Syria’s war: US ‘targets al-Qaeda leaders’ in rebel-held Idlib

The US Central Command said the ‘strike’ targeted leaders that were ‘responsible for attacks threatening US citizens’.

Idlib map - Syria

The United States military has said it hit an al-Qaeda-linked training camp in northwest Syria’s rebel-held Idlib province.

The US Central Command (CENTCOM) said in a statement on Saturday its attack close to Idlib city targeted leaders that were “responsible for attacks threatening US citizens, partners, and innocent civilians.”

“The removal of the facility will further degrade [al-Qaeda‘s] ability to conduct future attacks and destabilize the region,” the statement added, without mentioning what kind of weaponry was used.
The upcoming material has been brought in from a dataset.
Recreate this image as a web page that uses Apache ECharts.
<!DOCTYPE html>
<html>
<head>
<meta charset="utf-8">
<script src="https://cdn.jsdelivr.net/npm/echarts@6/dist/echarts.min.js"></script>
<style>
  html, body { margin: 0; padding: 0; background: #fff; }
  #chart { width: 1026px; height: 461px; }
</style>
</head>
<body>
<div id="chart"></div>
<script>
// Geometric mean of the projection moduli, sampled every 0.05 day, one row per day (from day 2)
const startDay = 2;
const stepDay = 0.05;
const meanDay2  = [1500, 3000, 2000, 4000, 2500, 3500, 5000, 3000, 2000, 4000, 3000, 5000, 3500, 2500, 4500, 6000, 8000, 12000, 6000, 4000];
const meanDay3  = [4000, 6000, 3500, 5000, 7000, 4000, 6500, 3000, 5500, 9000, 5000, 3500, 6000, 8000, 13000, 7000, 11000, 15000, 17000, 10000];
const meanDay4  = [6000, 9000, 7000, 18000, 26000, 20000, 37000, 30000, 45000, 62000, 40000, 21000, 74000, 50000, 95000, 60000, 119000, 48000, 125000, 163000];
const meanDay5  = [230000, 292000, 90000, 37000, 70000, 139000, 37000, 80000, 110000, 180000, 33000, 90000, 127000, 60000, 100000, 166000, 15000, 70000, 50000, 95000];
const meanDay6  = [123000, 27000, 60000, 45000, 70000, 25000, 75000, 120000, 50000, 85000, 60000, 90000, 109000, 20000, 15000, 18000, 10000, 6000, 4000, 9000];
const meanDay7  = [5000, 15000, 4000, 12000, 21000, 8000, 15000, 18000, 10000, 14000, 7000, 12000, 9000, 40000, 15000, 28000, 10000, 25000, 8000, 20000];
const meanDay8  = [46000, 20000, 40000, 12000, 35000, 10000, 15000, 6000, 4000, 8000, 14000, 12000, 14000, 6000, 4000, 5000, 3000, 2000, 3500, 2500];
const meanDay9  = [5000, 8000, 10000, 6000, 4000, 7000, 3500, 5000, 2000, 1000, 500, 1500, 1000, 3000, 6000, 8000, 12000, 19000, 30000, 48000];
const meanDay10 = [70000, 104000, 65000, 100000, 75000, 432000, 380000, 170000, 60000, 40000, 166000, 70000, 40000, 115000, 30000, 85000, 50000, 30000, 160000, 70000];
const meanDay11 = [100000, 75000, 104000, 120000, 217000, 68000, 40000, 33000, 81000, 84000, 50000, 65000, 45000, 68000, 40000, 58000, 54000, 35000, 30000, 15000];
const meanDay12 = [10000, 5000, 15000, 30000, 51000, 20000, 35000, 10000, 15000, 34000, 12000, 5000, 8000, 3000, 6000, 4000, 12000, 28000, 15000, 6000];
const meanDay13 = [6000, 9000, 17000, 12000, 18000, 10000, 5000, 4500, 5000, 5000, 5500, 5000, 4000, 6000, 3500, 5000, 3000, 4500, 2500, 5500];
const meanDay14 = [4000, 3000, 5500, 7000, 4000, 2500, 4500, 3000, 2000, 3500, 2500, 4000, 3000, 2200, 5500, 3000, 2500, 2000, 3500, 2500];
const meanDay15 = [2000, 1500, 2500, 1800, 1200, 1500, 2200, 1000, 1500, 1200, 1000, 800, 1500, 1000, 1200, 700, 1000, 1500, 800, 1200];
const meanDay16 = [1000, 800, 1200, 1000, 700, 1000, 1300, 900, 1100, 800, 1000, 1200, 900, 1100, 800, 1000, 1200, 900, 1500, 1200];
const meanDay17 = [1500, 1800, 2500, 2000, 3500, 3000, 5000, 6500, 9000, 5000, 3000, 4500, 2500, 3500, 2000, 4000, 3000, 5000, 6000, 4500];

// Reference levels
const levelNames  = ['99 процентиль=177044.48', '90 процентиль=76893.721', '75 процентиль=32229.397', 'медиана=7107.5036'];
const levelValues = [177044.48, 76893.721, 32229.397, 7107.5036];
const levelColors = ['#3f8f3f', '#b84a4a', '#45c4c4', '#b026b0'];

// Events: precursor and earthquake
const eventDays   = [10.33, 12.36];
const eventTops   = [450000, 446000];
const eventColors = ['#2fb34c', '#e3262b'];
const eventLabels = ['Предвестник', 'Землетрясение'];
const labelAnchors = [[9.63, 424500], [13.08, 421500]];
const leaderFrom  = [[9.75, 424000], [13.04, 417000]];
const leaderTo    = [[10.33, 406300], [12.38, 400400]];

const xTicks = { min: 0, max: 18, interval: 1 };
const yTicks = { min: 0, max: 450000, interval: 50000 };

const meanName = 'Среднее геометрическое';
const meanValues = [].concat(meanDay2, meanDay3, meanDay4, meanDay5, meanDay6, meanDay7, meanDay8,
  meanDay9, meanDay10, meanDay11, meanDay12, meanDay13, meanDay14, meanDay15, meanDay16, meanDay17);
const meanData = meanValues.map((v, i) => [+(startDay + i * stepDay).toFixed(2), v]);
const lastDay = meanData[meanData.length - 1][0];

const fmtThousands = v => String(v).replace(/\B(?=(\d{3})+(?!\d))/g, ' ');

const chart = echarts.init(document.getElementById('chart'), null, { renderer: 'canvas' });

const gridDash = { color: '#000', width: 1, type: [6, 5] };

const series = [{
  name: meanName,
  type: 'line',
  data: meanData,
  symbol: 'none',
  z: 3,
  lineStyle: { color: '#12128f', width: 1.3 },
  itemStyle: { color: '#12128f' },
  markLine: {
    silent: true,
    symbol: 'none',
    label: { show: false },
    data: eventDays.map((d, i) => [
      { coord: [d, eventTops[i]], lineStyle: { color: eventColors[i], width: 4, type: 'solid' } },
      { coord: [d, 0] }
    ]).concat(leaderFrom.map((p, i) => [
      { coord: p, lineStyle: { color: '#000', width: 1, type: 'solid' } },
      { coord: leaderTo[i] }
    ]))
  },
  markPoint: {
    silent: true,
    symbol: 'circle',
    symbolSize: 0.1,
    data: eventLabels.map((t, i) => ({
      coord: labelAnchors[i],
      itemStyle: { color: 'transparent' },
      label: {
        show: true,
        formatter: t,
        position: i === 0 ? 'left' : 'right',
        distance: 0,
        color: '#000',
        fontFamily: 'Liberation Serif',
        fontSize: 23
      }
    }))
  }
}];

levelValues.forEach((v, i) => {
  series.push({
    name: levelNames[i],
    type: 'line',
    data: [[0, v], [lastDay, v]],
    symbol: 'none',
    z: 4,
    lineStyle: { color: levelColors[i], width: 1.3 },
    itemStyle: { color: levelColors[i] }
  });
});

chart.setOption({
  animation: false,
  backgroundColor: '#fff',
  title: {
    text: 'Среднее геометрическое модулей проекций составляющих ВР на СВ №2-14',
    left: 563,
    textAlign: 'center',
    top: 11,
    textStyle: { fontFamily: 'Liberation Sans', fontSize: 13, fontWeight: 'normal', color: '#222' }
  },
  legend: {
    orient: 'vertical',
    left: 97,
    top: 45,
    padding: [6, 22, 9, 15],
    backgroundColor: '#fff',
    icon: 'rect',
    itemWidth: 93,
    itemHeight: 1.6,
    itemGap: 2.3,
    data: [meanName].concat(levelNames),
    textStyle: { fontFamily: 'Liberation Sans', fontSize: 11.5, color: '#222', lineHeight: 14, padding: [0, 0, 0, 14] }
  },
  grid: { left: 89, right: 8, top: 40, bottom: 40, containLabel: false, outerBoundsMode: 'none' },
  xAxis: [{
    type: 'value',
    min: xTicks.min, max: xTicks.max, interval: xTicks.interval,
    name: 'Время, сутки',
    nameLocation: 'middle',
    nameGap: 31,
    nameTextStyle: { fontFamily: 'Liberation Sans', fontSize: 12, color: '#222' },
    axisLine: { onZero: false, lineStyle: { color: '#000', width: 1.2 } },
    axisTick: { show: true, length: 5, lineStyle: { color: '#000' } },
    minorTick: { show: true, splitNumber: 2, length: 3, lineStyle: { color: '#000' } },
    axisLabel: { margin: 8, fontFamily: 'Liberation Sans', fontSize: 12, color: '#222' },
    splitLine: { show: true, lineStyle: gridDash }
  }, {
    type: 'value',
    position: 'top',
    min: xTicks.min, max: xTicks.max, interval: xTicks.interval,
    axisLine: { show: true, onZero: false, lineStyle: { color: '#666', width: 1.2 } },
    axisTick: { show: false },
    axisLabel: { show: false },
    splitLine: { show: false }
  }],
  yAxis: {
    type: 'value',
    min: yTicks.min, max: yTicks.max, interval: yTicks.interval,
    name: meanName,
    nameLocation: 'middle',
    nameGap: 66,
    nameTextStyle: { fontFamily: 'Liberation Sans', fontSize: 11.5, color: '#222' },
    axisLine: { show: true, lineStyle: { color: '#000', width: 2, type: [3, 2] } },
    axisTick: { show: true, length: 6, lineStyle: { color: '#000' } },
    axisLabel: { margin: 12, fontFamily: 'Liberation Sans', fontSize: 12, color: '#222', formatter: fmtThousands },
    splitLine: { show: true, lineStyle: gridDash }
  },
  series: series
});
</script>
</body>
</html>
A war monitor said “at least 40” fighters were killed in what it called a missile attack. CENTCOM declined to say what kind of weaponry was used in the attack in Idlib, the last remaining bastion for anti-government rebels in Syria that has been the target of a Russia-backed government offensive since April.

The air attack “targeted a meeting held by the leaders of Hurras al-Deen, Ansar al-Tawhid and other allied groups inside a training camp,” the Britain-based Syrian Observatory for Human Rights said on Saturday.

Al Jazeera’s Bernard Smith, reporting from Hatay, near the Syria-Turkey border, quoted sources on the ground as saying that the area targeted was “a training centre connected with al-Qaeda”.

“[The training centre] encouraged people from all ages – young boys to teenage men to older men – to come there for training,” Smith said, adding that videos posted after the attack showed at least one wounded child.

On July 1, the US said it had carried out a raid on the al-Qaeda-linked Hurras al-Deen armed group in northwest Syria, in its first such operation there in two years.

The group and its ally Ansar al-Tawhid both operate in the Idlib region and are members of a joint operation room that also includes al-Qaeda’s former Syria affiliate, Hay’et Tahrir al-Sham (HTS).

Most of Idlib province and parts of neighbouring Aleppo and Latakia provinces are controlled by HTS.

The Russian military on Sunday said the US carried out an air raid in the Idlib de-escalation zone in breach of previous agreements, inflicting numerous casualties and endangering a ceasefire, according to news agencies in Russia,

TASS news agency, citing the Russian defence ministry, said the United States had forewarned neither Russia nor Turkey about the air raids.

Russia, which supports Syrian President Bashar al-Assad, and Turkey, long a backer of the rebels, co-sponsored a de-escalation agreement for the area that has been in place since last year but faltered in recent months, forcing hundreds of thousands of civilians to flee.

Separately, Syrian government air raids on the Idlib region halted early on Saturday, after the government agreed to a Moscow-backed ceasefire following four months of deadly bombardment.

Russia-backed government forces have been pressing an offensive against the major opposition stronghold in Idlib since late April.

Syrian state news agency SANA on Saturday said the government agreed to the Idlib ceasefire deal, which Russia said aimed “to stabilise the situation” in the anti-government bastion.

But the army “reserves the right to respond to violations” by rebel groups, SANA added, citing a Syrian military source.

The Idlib region is home to some three million people, nearly half of whom have been displaced from other parts of Syria.

The United Nations says the violence has also displaced more than 400,000 people.

The region is supposed to be protected from a significant government offensive by a Turkey-Russia deal struck in September 2018 that was never fully implemented.

Turkey backs various rebel groups in northwest Syria.

“Russia and the Syrian government may be willing to give Turkey another opportunity to implement the terms of its September 2018 bilateral agreement with Russia,” said Sam Heller of the International Crisis Group.

“Alternately, this ceasefire may just be an operational pause for Damascus and Moscow to consolidate their territorial gains and prepare for the next phase of their offensive,” he told AFP news agency.

Syrian President Bashar al-Assad, whose forces control about 60 percent of the territory, has promised to reclaim the rest of the country, including Idlib.

Saturday’s truce is the latest attempt to avert a full-blown offensive, which the UN has said would result in one of the worst humanitarian “nightmares” in Syria’s eight-year conflict.

The Syrian conflict has killed more than 370,000 people and driven millions from their homes since it started with the brutal repression of anti-government protests in 2011.